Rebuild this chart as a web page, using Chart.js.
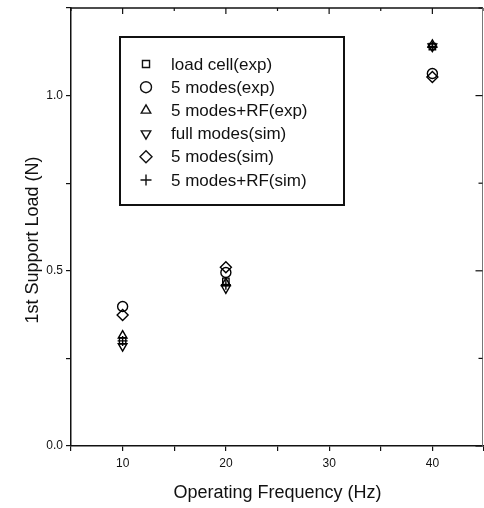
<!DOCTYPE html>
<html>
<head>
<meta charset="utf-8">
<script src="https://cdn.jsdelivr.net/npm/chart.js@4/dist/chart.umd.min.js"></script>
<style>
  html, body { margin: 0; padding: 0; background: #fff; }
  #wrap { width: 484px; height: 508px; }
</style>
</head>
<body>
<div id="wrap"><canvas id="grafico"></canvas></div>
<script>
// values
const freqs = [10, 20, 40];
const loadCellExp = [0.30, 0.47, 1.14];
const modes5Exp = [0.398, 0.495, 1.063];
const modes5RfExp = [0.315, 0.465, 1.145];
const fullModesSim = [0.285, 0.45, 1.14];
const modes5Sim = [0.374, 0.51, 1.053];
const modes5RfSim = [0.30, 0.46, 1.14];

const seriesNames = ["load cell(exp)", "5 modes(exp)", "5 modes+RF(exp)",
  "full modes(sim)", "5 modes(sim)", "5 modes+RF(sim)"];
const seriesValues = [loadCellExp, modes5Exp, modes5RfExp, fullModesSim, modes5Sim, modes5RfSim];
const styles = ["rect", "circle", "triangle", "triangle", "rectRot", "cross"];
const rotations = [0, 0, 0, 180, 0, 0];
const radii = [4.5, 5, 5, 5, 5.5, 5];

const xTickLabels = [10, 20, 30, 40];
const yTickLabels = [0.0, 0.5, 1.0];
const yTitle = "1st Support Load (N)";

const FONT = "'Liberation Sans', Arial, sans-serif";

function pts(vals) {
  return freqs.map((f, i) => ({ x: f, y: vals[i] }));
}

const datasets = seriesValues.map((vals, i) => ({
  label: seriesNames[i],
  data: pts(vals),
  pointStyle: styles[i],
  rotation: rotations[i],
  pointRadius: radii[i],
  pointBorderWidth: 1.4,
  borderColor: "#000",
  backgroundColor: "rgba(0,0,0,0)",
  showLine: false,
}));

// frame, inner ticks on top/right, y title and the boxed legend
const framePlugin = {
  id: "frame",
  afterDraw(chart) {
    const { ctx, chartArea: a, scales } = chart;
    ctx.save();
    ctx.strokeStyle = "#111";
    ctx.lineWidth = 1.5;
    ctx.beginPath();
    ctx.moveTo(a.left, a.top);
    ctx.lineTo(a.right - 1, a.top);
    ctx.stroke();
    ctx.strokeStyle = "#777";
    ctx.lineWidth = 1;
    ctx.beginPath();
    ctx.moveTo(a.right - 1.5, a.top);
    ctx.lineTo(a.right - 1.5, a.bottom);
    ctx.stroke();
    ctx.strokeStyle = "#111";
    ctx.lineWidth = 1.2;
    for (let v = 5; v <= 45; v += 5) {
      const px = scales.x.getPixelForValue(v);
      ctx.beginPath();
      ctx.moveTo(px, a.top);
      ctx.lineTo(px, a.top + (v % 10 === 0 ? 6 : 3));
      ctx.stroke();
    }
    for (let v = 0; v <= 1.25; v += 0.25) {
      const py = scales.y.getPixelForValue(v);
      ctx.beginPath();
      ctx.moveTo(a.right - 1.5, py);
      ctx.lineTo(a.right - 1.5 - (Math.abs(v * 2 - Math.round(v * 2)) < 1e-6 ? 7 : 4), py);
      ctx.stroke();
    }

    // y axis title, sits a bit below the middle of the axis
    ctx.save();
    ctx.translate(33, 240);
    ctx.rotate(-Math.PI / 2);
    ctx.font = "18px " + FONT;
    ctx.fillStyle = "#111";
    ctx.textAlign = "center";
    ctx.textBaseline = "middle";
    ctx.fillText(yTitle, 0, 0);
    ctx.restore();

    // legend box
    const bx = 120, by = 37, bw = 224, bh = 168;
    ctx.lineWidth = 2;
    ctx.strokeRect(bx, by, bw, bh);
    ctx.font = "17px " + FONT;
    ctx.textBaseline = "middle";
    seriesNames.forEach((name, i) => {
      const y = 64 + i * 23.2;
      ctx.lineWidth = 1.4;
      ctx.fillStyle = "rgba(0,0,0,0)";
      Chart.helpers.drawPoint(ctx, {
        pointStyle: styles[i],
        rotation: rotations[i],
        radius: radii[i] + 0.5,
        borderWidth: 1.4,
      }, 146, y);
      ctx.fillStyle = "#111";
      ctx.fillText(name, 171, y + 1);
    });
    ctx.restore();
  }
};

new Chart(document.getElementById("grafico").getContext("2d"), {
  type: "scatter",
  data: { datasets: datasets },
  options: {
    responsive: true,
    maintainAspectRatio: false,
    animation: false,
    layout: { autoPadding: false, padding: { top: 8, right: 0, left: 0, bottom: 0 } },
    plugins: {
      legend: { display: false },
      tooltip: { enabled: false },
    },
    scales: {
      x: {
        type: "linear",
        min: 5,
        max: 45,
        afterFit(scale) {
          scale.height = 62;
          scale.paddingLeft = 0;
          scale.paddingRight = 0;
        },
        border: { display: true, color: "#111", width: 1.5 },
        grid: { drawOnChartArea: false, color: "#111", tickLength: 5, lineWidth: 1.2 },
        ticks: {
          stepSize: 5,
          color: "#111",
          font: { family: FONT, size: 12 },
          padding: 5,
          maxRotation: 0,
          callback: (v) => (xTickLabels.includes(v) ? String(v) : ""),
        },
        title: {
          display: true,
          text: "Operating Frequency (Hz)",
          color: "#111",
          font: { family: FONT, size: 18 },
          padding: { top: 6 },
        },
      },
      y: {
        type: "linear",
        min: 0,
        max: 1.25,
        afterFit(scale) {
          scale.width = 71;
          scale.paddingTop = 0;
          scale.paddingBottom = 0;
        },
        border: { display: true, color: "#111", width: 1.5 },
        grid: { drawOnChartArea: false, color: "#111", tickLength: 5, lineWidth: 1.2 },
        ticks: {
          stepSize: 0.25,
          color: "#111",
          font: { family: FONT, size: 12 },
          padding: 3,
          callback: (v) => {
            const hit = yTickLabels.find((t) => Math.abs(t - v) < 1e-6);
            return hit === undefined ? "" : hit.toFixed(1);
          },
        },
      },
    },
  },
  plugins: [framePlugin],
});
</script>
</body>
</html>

============================================================

● **WHAT YOU HAVE TO DO**
Copy out the listing exactly as it stands, but not the pictures.

● **SOLUTION**
Rebuild this chart as a web page, using Chart.js.
<!DOCTYPE html>
<html>
<head>
<meta charset="utf-8">
<script src="https://cdn.jsdelivr.net/npm/chart.js@4/dist/chart.umd.min.js"></script>
<style>
  html, body { margin: 0; padding: 0; background: #fff; }
  #wrap { width: 484px; height: 508px; }
</style>
</head>
<body>
<div id="wrap"><canvas id="grafico"></canvas></div>
<script>
// values
const freqs = [10, 20, 40];
const loadCellExp = [0.30, 0.47, 1.14];
const modes5Exp = [0.398, 0.495, 1.063];
const modes5RfExp = [0.315, 0.465, 1.145];
const fullModesSim = [0.285, 0.45, 1.14];
const modes5Sim = [0.374, 0.51, 1.053];
const modes5RfSim = [0.30, 0.46, 1.14];

const seriesNames = ["load cell(exp)", "5 modes(exp)", "5 modes+RF(exp)",
  "full modes(sim)", "5 modes(sim)", "5 modes+RF(sim)"];
const seriesValues = [loadCellExp, modes5Exp, modes5RfExp, fullModesSim, modes5Sim, modes5RfSim];
const styles = ["rect", "circle", "triangle", "triangle", "rectRot", "cross"];
const rotations = [0, 0, 0, 180, 0, 0];
const radii = [4.5, 5, 5, 5, 5.5, 5];

const xTickLabels = [10, 20, 30, 40];
const yTickLabels = [0.0, 0.5, 1.0];
const yTitle = "1st Support Load (N)";

const FONT = "'Liberation Sans', Arial, sans-serif";

function pts(vals) {
  return freqs.map((f, i) => ({ x: f, y: vals[i] }));
}

const datasets = seriesValues.map((vals, i) => ({
  label: seriesNames[i],
  data: pts(vals),
  pointStyle: styles[i],
  rotation: rotations[i],
  pointRadius: radii[i],
  pointBorderWidth: 1.4,
  borderColor: "#000",
  backgroundColor: "rgba(0,0,0,0)",
  showLine: false,
}));

// frame, inner ticks on top/right, y title and the boxed legend
const framePlugin = {
  id: "frame",
  afterDraw(chart) {
    const { ctx, chartArea: a, scales } = chart;
    ctx.save();
    ctx.strokeStyle = "#111";
    ctx.lineWidth = 1.5;
    ctx.beginPath();
    ctx.moveTo(a.left, a.top);
    ctx.lineTo(a.right - 1, a.top);
    ctx.stroke();
    ctx.strokeStyle = "#777";
    ctx.lineWidth = 1;
    ctx.beginPath();
    ctx.moveTo(a.right - 1.5, a.top);
    ctx.lineTo(a.right - 1.5, a.bottom);
    ctx.stroke();
    ctx.strokeStyle = "#111";
    ctx.lineWidth = 1.2;
    for (let v = 5; v <= 45; v += 5) {
      const px = scales.x.getPixelForValue(v);
      ctx.beginPath();
      ctx.moveTo(px, a.top);
      ctx.lineTo(px, a.top + (v % 10 === 0 ? 6 : 3));
      ctx.stroke();
    }
    for (let v = 0; v <= 1.25; v += 0.25) {
      const py = scales.y.getPixelForValue(v);
      ctx.beginPath();
      ctx.moveTo(a.right - 1.5, py);
      ctx.lineTo(a.right - 1.5 - (Math.abs(v * 2 - Math.round(v * 2)) < 1e-6 ? 7 : 4), py);
      ctx.stroke();
    }

    // y axis title, sits a bit below the middle of the axis
    ctx.save();
    ctx.translate(33, 240);
    ctx.rotate(-Math.PI / 2);
    ctx.font = "18px " + FONT;
    ctx.fillStyle = "#111";
    ctx.textAlign = "center";
    ctx.textBaseline = "middle";
    ctx.fillText(yTitle, 0, 0);
    ctx.restore();

    // legend box
    const bx = 120, by = 37, bw = 224, bh = 168;
    ctx.lineWidth = 2;
    ctx.strokeRect(bx, by, bw, bh);
    ctx.font = "17px " + FONT;
    ctx.textBaseline = "middle";
    seriesNames.forEach((name, i) => {
      const y = 64 + i * 23.2;
      ctx.lineWidth = 1.4;
      ctx.fillStyle = "rgba(0,0,0,0)";
      Chart.helpers.drawPoint(ctx, {
        pointStyle: styles[i],
        rotation: rotations[i],
        radius: radii[i] + 0.5,
        borderWidth: 1.4,
      }, 146, y);
      ctx.fillStyle = "#111";
      ctx.fillText(name, 171, y + 1);
    });
    ctx.restore();
  }
};

new Chart(document.getElementById("grafico").getContext("2d"), {
  type: "scatter",
  data: { datasets: datasets },
  options: {
    responsive: true,
    maintainAspectRatio: false,
    animation: false,
    layout: { autoPadding: false, padding: { top: 8, right: 0, left: 0, bottom: 0 } },
    plugins: {
      legend: { display: false },
      tooltip: { enabled: false },
    },
    scales: {
      x: {
        type: "linear",
        min: 5,
        max: 45,
        afterFit(scale) {
          scale.height = 62;
          scale.paddingLeft = 0;
          scale.paddingRight = 0;
        },
        border: { display: true, color: "#111", width: 1.5 },
        grid: { drawOnChartArea: false, color: "#111", tickLength: 5, lineWidth: 1.2 },
        ticks: {
          stepSize: 5,
          color: "#111",
          font: { family: FONT, size: 12 },
          padding: 5,
          maxRotation: 0,
          callback: (v) => (xTickLabels.includes(v) ? String(v) : ""),
        },
        title: {
          display: true,
          text: "Operating Frequency (Hz)",
          color: "#111",
          font: { family: FONT, size: 18 },
          padding: { top: 6 },
        },
      },
      y: {
        type: "linear",
        min: 0,
        max: 1.25,
        afterFit(scale) {
          scale.width = 71;
          scale.paddingTop = 0;
          scale.paddingBottom = 0;
        },
        border: { display: true, color: "#111", width: 1.5 },
        grid: { drawOnChartArea: false, color: "#111", tickLength: 5, lineWidth: 1.2 },
        ticks: {
          stepSize: 0.25,
          color: "#111",
          font: { family: FONT, size: 12 },
          padding: 3,
          callback: (v) => {
            const hit = yTickLabels.find((t) => Math.abs(t - v) < 1e-6);
            return hit === undefined ? "" : hit.toFixed(1);
          },
        },
      },
    },
  },
  plugins: [framePlugin],
});
</script>
</body>
</html>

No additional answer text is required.